▸ YOUR GOAL
Every entry below should be repeated exactly; the pictures should not.

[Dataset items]
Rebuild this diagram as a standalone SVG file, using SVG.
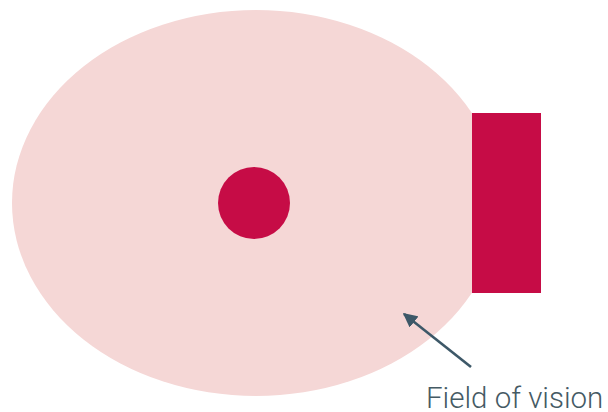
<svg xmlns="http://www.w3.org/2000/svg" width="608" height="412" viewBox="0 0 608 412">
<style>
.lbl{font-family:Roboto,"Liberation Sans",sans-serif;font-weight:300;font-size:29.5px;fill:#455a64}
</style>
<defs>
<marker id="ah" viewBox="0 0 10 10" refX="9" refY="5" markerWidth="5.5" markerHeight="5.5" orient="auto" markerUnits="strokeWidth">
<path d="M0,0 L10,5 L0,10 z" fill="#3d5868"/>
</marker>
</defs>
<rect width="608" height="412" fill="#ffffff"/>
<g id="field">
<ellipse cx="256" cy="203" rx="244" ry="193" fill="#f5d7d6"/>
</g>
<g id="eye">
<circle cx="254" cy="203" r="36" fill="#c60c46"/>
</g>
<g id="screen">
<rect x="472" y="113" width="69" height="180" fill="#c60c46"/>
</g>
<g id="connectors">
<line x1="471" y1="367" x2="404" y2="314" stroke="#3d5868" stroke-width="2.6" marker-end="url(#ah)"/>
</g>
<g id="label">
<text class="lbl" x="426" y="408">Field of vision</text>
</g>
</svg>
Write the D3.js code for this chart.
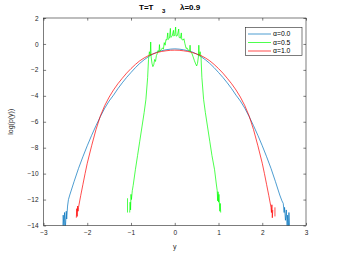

▸ WRITTEN SOLUTION
Rebuild this diagram as a standalone SVG file, using SVG.
<svg xmlns="http://www.w3.org/2000/svg" width="608" height="412" viewBox="0 0 608 412">
<style>
.lbl{font-family:Roboto,"Liberation Sans",sans-serif;font-weight:300;font-size:29.5px;fill:#455a64}
</style>
<defs>
<marker id="ah" viewBox="0 0 10 10" refX="9" refY="5" markerWidth="5.5" markerHeight="5.5" orient="auto" markerUnits="strokeWidth">
<path d="M0,0 L10,5 L0,10 z" fill="#3d5868"/>
</marker>
</defs>
<rect width="608" height="412" fill="#ffffff"/>
<g id="field">
<ellipse cx="256" cy="203" rx="244" ry="193" fill="#f5d7d6"/>
</g>
<g id="eye">
<circle cx="254" cy="203" r="36" fill="#c60c46"/>
</g>
<g id="screen">
<rect x="472" y="113" width="69" height="180" fill="#c60c46"/>
</g>
<g id="connectors">
<line x1="471" y1="367" x2="404" y2="314" stroke="#3d5868" stroke-width="2.6" marker-end="url(#ah)"/>
</g>
<g id="label">
<text class="lbl" x="426" y="408">Field of vision</text>
</g>
</svg>
Write the D3.js code for this chart.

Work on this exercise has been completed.